→ **Exercise aim**: Retype each line of the material exactly, please, skipping any picture in it.

________________________________________

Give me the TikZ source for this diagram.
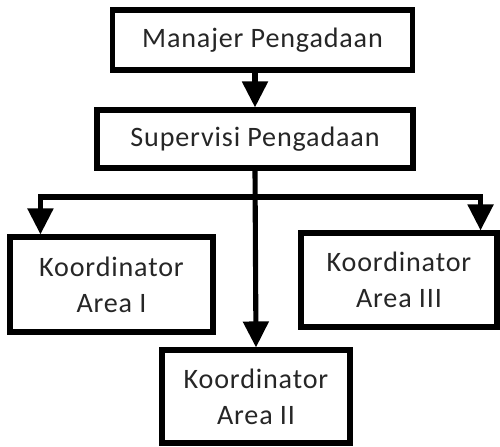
\documentclass[tikz,border=0pt]{standalone}
\usepackage{fontspec}
\setmainfont{Carlito}[LetterSpace=3]
\usetikzlibrary{arrows.meta, calc}
\tikzset{
  every picture/.style={line width=2.9pt},
  box/.style={draw=black, fill=white, align=center, inner sep=0pt, text=black!85, font=\fontsize{16}{20.5}\selectfont},
  arrow/.style={-{Triangle[length=0.52cm, width=0.5cm]}, draw=black, line width=2.9pt},
}
\begin{document}
\begin{tikzpicture}[x=0.02cm, y=-0.02cm]
  \useasboundingbox (0,0) rectangle (500,446);
  \node[box, minimum width=300*0.02cm, minimum height=60*0.02cm] (mgr) at (262.5,40) {Manajer Pengadaan};
  \node[box, minimum width=316*0.02cm, minimum height=58*0.02cm] (sup) at (255,139) {Supervisi Pengadaan};
  \node[box, minimum width=203*0.02cm, minimum height=95*0.02cm] (area1) at (111.5,284.5) {Koordinator\\Area I};
  \node[box, minimum width=196*0.02cm, minimum height=94*0.02cm] (area3) at (399,280) {Koordinator\\Area III};
  \node[box, minimum width=188*0.02cm, minimum height=93*0.02cm] (area2) at (256,396.5) {Koordinator\\Area II};
  \coordinate (split) at (255,197);
  \draw[arrow] (sup.north |- mgr.south) -- (sup.north);
  \draw[arrow] (sup.south) -- (area2.north);
  \draw[arrow] (split) -| ($(area1.north west)+(33,0)$);
  \draw[arrow] (split) -| ($(area3.north east)+(-19,0)$);
\end{tikzpicture}
\end{document}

________________________________________

→ **Task output**:
Give me the TikZ source for this diagram.
\documentclass[tikz,border=0pt]{standalone}
\usepackage{fontspec}
\setmainfont{Carlito}[LetterSpace=3]
\usetikzlibrary{arrows.meta, calc}
\tikzset{
  every picture/.style={line width=2.9pt},
  box/.style={draw=black, fill=white, align=center, inner sep=0pt, text=black!85, font=\fontsize{16}{20.5}\selectfont},
  arrow/.style={-{Triangle[length=0.52cm, width=0.5cm]}, draw=black, line width=2.9pt},
}
\begin{document}
\begin{tikzpicture}[x=0.02cm, y=-0.02cm]
  \useasboundingbox (0,0) rectangle (500,446);
  \node[box, minimum width=300*0.02cm, minimum height=60*0.02cm] (mgr) at (262.5,40) {Manajer Pengadaan};
  \node[box, minimum width=316*0.02cm, minimum height=58*0.02cm] (sup) at (255,139) {Supervisi Pengadaan};
  \node[box, minimum width=203*0.02cm, minimum height=95*0.02cm] (area1) at (111.5,284.5) {Koordinator\\Area I};
  \node[box, minimum width=196*0.02cm, minimum height=94*0.02cm] (area3) at (399,280) {Koordinator\\Area III};
  \node[box, minimum width=188*0.02cm, minimum height=93*0.02cm] (area2) at (256,396.5) {Koordinator\\Area II};
  \coordinate (split) at (255,197);
  \draw[arrow] (sup.north |- mgr.south) -- (sup.north);
  \draw[arrow] (sup.south) -- (area2.north);
  \draw[arrow] (split) -| ($(area1.north west)+(33,0)$);
  \draw[arrow] (split) -| ($(area3.north east)+(-19,0)$);
\end{tikzpicture}
\end{document}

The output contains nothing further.